Furthermore, the green energy sector has demonstrated exceptional innovation, outpacing other industries that, despite their large scale and cost efficiency, lag in innovative capacity. Take the semiconductor and artificial intelligence industries, for example—while impactful, they still face technical limitations. In contrast, the green and low-carbon sector has gained impressive momentum. According to global patent system statistics, China accounts for 37% of the world’s authorized patents in this field. When including overseas patents filed by Chinese companies abroad, this figure rises to over 58%, meaning more than half of all related patents worldwide originate from China.

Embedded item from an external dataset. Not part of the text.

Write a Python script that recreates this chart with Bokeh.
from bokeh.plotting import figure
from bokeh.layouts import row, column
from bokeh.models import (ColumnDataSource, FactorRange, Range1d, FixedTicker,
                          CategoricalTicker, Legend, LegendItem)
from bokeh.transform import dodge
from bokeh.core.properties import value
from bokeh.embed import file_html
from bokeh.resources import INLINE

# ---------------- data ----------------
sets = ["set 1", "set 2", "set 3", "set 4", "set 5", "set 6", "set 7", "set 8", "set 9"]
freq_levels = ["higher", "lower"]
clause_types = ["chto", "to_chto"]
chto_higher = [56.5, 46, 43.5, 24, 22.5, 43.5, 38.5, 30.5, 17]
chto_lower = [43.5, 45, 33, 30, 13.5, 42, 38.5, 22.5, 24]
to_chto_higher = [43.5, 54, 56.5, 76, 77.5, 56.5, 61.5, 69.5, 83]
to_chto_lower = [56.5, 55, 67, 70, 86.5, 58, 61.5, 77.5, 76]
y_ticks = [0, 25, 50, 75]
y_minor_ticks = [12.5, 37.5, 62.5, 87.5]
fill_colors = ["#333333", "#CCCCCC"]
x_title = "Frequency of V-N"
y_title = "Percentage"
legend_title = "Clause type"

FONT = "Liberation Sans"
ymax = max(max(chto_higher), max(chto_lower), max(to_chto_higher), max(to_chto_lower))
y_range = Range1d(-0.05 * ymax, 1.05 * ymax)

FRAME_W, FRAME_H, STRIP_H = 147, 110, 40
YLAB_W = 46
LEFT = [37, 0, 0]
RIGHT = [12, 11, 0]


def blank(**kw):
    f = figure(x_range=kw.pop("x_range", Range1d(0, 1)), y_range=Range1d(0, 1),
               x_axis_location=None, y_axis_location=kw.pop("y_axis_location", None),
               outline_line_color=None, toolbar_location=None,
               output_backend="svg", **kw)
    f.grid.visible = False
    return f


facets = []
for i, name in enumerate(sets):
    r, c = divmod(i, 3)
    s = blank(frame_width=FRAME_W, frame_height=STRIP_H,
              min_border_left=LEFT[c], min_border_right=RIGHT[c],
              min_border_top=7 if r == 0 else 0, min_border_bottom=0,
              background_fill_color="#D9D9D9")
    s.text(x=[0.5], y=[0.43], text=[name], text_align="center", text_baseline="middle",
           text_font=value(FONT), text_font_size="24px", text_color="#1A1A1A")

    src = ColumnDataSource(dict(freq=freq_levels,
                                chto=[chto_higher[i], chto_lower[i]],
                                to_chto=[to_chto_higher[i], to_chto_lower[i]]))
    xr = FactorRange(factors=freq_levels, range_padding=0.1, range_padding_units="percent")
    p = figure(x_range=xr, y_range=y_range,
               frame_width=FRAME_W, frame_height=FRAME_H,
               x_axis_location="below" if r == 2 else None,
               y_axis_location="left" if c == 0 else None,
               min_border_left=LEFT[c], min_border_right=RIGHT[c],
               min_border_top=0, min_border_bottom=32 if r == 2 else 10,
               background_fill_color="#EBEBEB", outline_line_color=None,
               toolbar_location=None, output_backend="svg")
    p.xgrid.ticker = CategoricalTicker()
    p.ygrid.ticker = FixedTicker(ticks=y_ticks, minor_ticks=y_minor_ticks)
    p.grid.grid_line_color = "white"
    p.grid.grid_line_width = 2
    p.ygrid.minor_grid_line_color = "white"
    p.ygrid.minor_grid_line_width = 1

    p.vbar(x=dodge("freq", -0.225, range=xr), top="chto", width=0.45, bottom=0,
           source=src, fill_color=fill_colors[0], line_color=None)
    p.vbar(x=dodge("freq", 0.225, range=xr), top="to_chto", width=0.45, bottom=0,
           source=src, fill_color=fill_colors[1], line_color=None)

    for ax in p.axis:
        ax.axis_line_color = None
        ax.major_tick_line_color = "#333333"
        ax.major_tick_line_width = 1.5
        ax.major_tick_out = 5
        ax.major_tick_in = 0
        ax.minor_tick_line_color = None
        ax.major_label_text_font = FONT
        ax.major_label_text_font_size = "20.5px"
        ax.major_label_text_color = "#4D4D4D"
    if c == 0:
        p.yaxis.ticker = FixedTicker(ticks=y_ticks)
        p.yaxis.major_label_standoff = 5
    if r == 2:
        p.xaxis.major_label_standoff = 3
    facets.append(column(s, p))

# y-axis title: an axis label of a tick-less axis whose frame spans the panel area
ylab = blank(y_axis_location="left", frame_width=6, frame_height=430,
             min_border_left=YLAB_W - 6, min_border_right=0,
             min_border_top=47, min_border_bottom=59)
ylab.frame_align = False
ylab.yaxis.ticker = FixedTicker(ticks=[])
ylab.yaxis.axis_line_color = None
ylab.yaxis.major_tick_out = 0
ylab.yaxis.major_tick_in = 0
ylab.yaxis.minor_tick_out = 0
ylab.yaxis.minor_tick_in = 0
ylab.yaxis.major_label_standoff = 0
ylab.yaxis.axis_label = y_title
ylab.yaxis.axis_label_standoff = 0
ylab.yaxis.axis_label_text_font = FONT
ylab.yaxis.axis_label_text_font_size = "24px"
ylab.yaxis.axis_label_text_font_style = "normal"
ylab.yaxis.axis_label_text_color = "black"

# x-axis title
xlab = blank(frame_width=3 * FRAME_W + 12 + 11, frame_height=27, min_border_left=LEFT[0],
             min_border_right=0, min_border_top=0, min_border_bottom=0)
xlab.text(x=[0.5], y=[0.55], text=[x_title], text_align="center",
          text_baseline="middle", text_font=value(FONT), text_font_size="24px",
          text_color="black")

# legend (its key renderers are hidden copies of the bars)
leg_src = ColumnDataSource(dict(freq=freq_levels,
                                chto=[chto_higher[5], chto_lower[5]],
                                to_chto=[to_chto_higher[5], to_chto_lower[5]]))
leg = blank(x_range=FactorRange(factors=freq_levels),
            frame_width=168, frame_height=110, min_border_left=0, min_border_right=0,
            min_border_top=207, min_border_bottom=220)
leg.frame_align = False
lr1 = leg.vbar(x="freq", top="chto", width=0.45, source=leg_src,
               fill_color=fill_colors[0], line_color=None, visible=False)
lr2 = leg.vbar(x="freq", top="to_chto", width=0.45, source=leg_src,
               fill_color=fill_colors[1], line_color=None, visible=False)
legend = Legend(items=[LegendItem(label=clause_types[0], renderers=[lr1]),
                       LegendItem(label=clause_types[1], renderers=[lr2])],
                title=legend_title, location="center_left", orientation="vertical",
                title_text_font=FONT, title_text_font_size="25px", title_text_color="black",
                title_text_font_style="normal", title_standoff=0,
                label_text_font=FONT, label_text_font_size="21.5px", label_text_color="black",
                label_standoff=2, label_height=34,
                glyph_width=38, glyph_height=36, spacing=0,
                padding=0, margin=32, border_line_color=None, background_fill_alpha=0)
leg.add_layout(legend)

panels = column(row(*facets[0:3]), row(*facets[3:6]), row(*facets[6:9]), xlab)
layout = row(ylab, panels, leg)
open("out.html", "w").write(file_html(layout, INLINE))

China’s dominance in green tech has sparked international unease. In just three months, 16-17 countries imposed new carbon tariffs on Chinese solar panels and renewables, highlighting their competitive edge. Looking to COP30 in Brazil, next year’s summit will shift focus from COP29’s “climate funding” theme to setting binding targets: under the Paris Agreement, all nations must submit updated 2035 goals by 2025. At COP29, Vice Premier Ding Xuexiang announced China’s plan to submit an economy-wide nationally determined contributions covering all greenhouse gases—a major expansion beyond its earlier carbon-only framework—marking a broader push for systemic decarbonization.
All eyes on COP30 in Brazil—may it drive global cooperation for a sustainable, shared future. Thank you.